#### Extracted entries ####
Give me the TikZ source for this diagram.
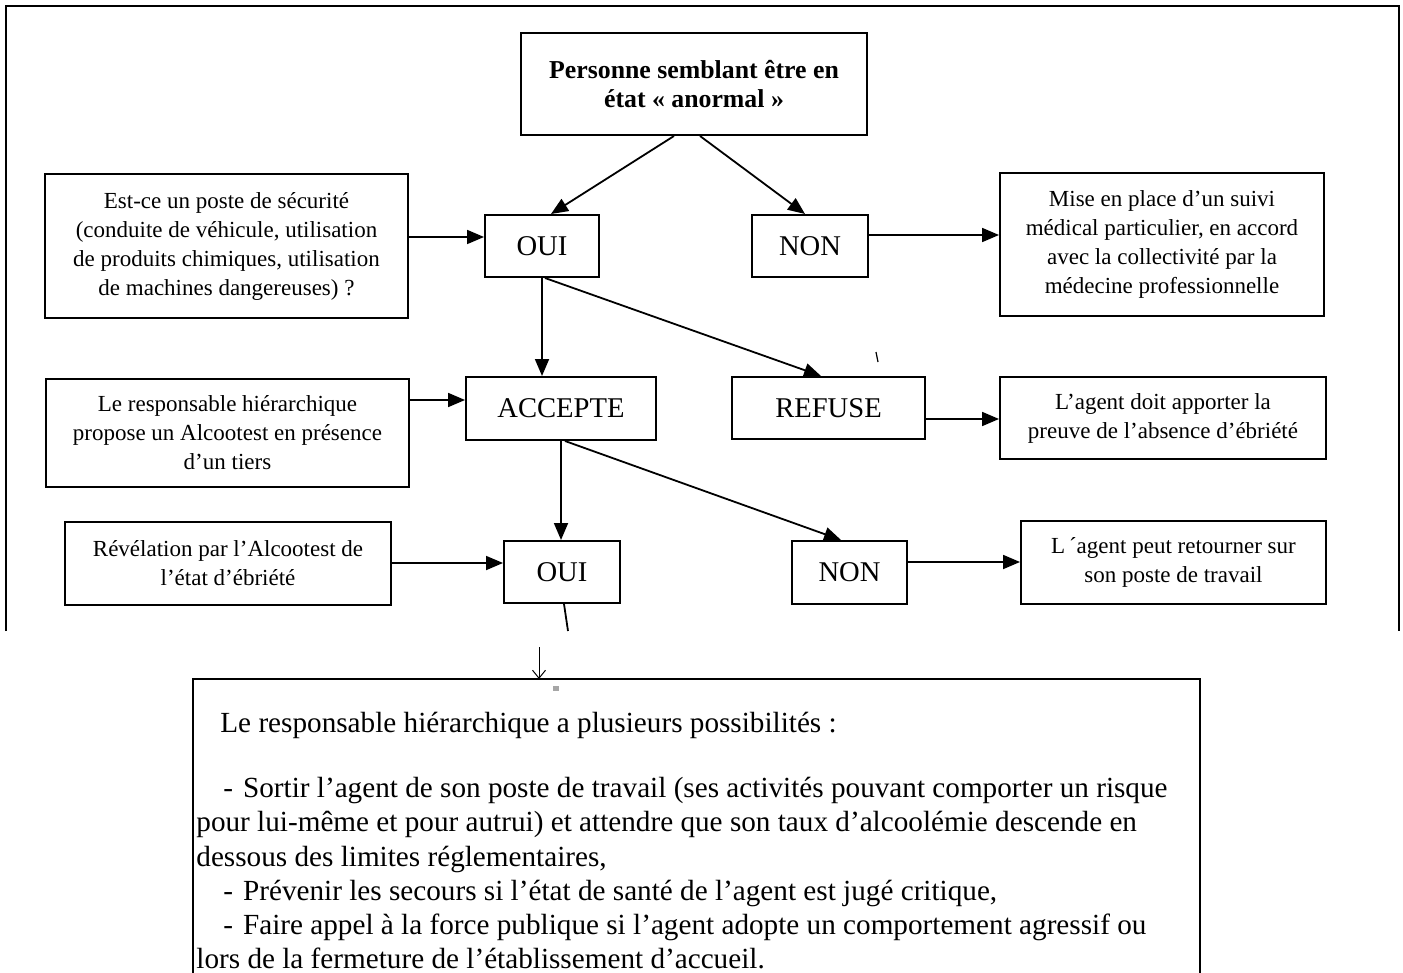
\documentclass[tikz,border=0pt]{standalone}
\usepackage{fontspec}
\setmainfont{Liberation Serif}
\usetikzlibrary{arrows.meta,calc}
\begin{document}
\begin{tikzpicture}[x=0.5pt,y=-0.5pt,
  box/.style={draw,line width=1pt,inner sep=0pt,align=center,font=\fontsize{11.5}{14.5}\selectfont},
  topbox/.style={box,font=\bfseries\fontsize{12.9}{14.5}\selectfont},
  yn/.style={draw,line width=1pt,inner sep=0pt,font=\fontsize{14.3}{17}\selectfont},
  conn/.style={line width=0.9pt,-{Triangle[length=8.5pt,width=7pt]}},
  plain/.style={line width=0.9pt},
  thinarrow/.style={line width=0.5pt,-{Straight Barb[length=4pt,width=6.5pt]}},
  btxt/.style={anchor=base west,inner sep=0pt,font=\fontsize{14.6}{17}\selectfont},
  ]
\useasboundingbox (0,0) rectangle (1403,973);
% outer frame
\draw[line width=1pt] (6,631) -- (6,6) -- (1399,6) -- (1399,631);

\node[topbox,minimum width=173pt,minimum height=51pt] (top) at (694,84) {Personne semblant être en\\état « anormal »};

\node[box,minimum width=181.5pt,minimum height=72pt] (q1) at (226.5,246) {Est-ce un poste de sécurité\\(conduite de véhicule, utilisation\\de produits chimiques, utilisation\\de machines dangereuses) ?};
\node[yn,minimum width=57pt,minimum height=31pt] (oui1) at (542,246) {OUI};
\node[yn,minimum width=58pt,minimum height=31pt] (non1) at (810,246) {NON};
\node[box,minimum width=162pt,minimum height=71.5pt] (r1) at (1162,244.5) {Mise en place d’un suivi\\médical particulier, en accord\\avec la collectivité par la\\médecine professionnelle};

\node[box,minimum width=181.5pt,minimum height=54pt] (q2) at (227.5,433) {Le responsable hiérarchique\\propose un Alcootest en présence\\d’un tiers};
\node[yn,minimum width=95pt,minimum height=31.5pt] (acc) at (561,408.5) {ACCEPTE};
\node[yn,minimum width=96.5pt,minimum height=31pt] (ref) at (828.5,408) {REFUSE};
\node[box,minimum width=163pt,minimum height=41pt] (r2) at (1163,418) {L’agent doit apporter la\\preuve de l’absence d’ébriété};

\node[box,minimum width=163pt,minimum height=41.5pt] (q3) at (228,563.5) {Révélation par l’Alcootest de\\l’état d’ébriété};
\node[yn,minimum width=58pt,minimum height=31pt] (oui2) at (562,572) {OUI};
\node[yn,minimum width=57.5pt,minimum height=31.5pt] (non2) at (849.5,572.5) {NON};
\node[box,minimum width=152.5pt,minimum height=41.5pt] (r3) at (1173.5,562.5) {L\,´agent peut retourner sur\\son poste de travail};

% connectors
\draw[conn] ($(top.south)+(-20,0)$) -- ($(oui1.north)+(9,0)$);
\draw[conn] ($(top.south)+(6,0)$) -- ($(non1.north)+(-5,0)$);
\draw[conn] ($(q1.east)+(0,-9)$) -- ($(oui1.west)+(0,-9)$);
\draw[conn] ($(non1.east)+(0,-11)$) -- ($(r1.west)+(0,-9.5)$);
\draw[conn] (oui1.south) -- (oui1.south |- acc.north);
\draw[conn] ($(oui1.south)+(3,0)$) -- ($(ref.north)+(-7.5,0)$);
\draw[conn] ($(q2.east)+(0,-33)$) -- ($(acc.west)+(0,-8.5)$);
\draw[conn] (acc.south) -- (acc.south |- oui2.north);
\draw[conn] ($(acc.south)+(4,0)$) -- ($(non2.north)+(-8.5,0)$);
\draw[conn] ($(ref.east)+(0,11)$) -- ($(r2.west)+(0,1)$);
\draw[conn] ($(q3.east)+(0,-0.5)$) -- ($(oui2.west)+(0,-9)$);
\draw[conn] ($(non2.east)+(0,-10.5)$) -- ($(r3.west)+(0,-0.5)$);
\coordinate (cut) at (568,631);
\draw[plain] ($(oui2.south)+(2,0)$) -- (cut);

% small marks
\draw[line width=0.6pt] (876,352) -- (878,362);

% bottom box
\coordinate (bbl) at (193,679);
\coordinate (bbr) at (1200,679);
\draw[line width=1.2pt] (193,975) -- (bbl) -- (bbr) -- (1200,975);
\coordinate (arrtop) at (539,647);
\draw[thinarrow] (arrtop) -- (arrtop |- bbl);
\fill[gray!70] (553,686) rectangle (559,691);

\node[btxt] (l1) at (220,732) {Le responsable hiérarchique a plusieurs possibilités :};
\node[btxt] (l2) at (223,797) {-\hspace{5pt}Sortir l’agent de son poste de travail (ses activités pouvant comporter un risque};
\node[btxt] (l3) at (196,831) {pour lui-même et pour autrui) et attendre que son taux d’alcoolémie descende en};
\node[btxt] (l4) at (196,866) {dessous des limites réglementaires,};
\node[btxt] (l5) at (223,900) {-\hspace{5pt}Prévenir les secours si l’état de santé de l’agent est jugé critique,};
\node[btxt] (l6) at (223,934) {-\hspace{5pt}Faire appel à la force publique si l’agent adopte un comportement agressif ou};
\node[btxt] (l7) at (196,968) {lors de la fermeture de l’établissement d’accueil.};
\end{tikzpicture}
\end{document}
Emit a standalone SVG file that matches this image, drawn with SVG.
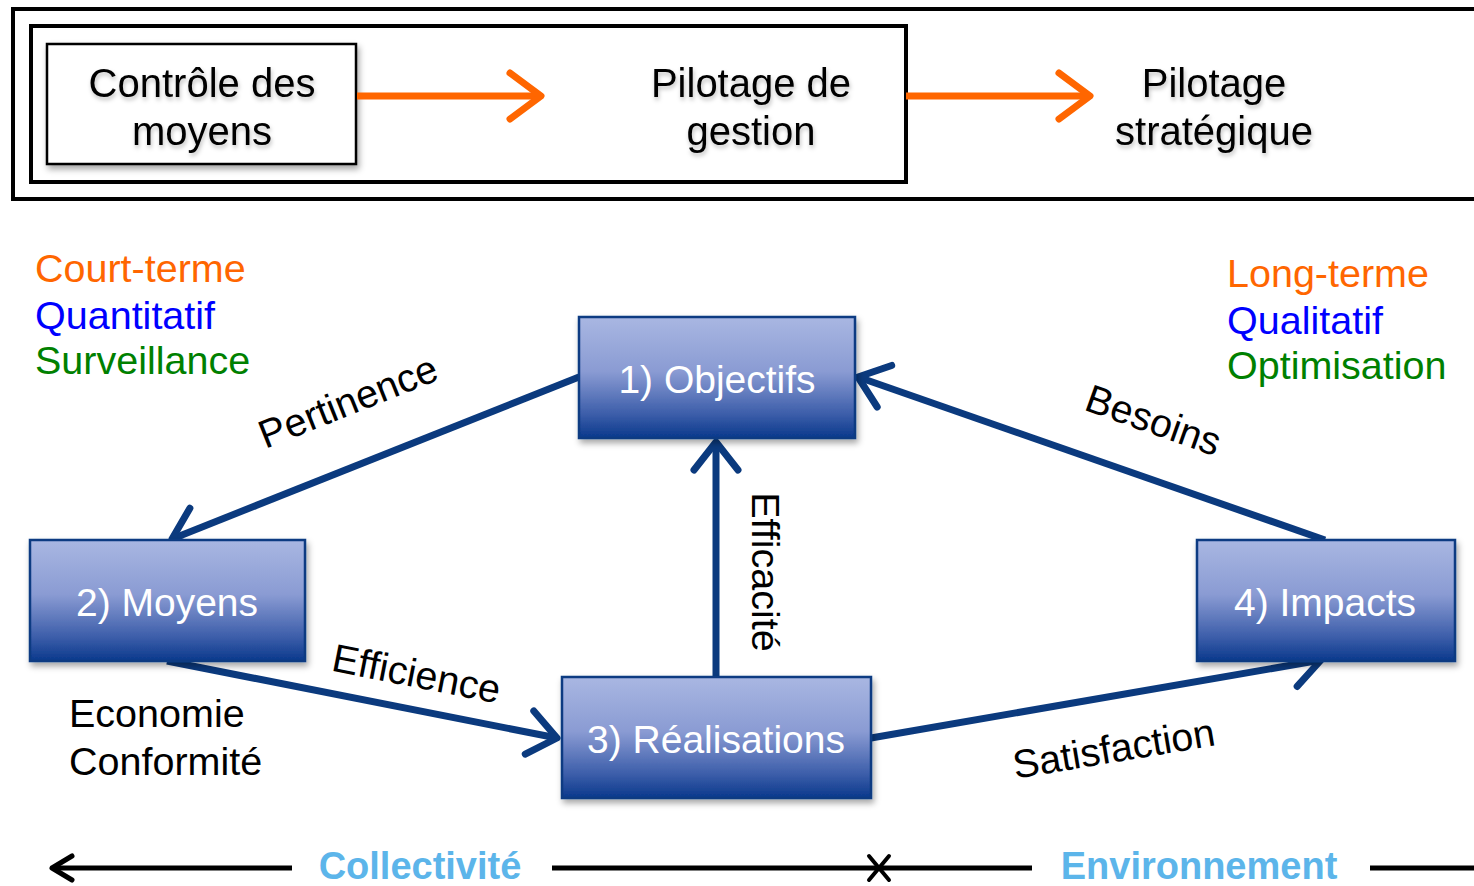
####
#### What to work on:
Could the lines from the top of the material through the line with "(1399,6) -- (1399,631);" be repeated exactly, pictures left out?

#### Written response:
Give me the TikZ source for this diagram.
\documentclass[tikz,border=0pt]{standalone}
\usepackage{fontspec}
\setmainfont{Liberation Serif}
\usetikzlibrary{arrows.meta,calc}
\begin{document}
\begin{tikzpicture}[x=0.5pt,y=-0.5pt,
  box/.style={draw,line width=1pt,inner sep=0pt,align=center,font=\fontsize{11.5}{14.5}\selectfont},
  topbox/.style={box,font=\bfseries\fontsize{12.9}{14.5}\selectfont},
  yn/.style={draw,line width=1pt,inner sep=0pt,font=\fontsize{14.3}{17}\selectfont},
  conn/.style={line width=0.9pt,-{Triangle[length=8.5pt,width=7pt]}},
  plain/.style={line width=0.9pt},
  thinarrow/.style={line width=0.5pt,-{Straight Barb[length=4pt,width=6.5pt]}},
  btxt/.style={anchor=base west,inner sep=0pt,font=\fontsize{14.6}{17}\selectfont},
  ]
\useasboundingbox (0,0) rectangle (1403,973);
% outer frame
\draw[line width=1pt] (6,631) -- (6,6) -- (1399,6) -- (1399,631);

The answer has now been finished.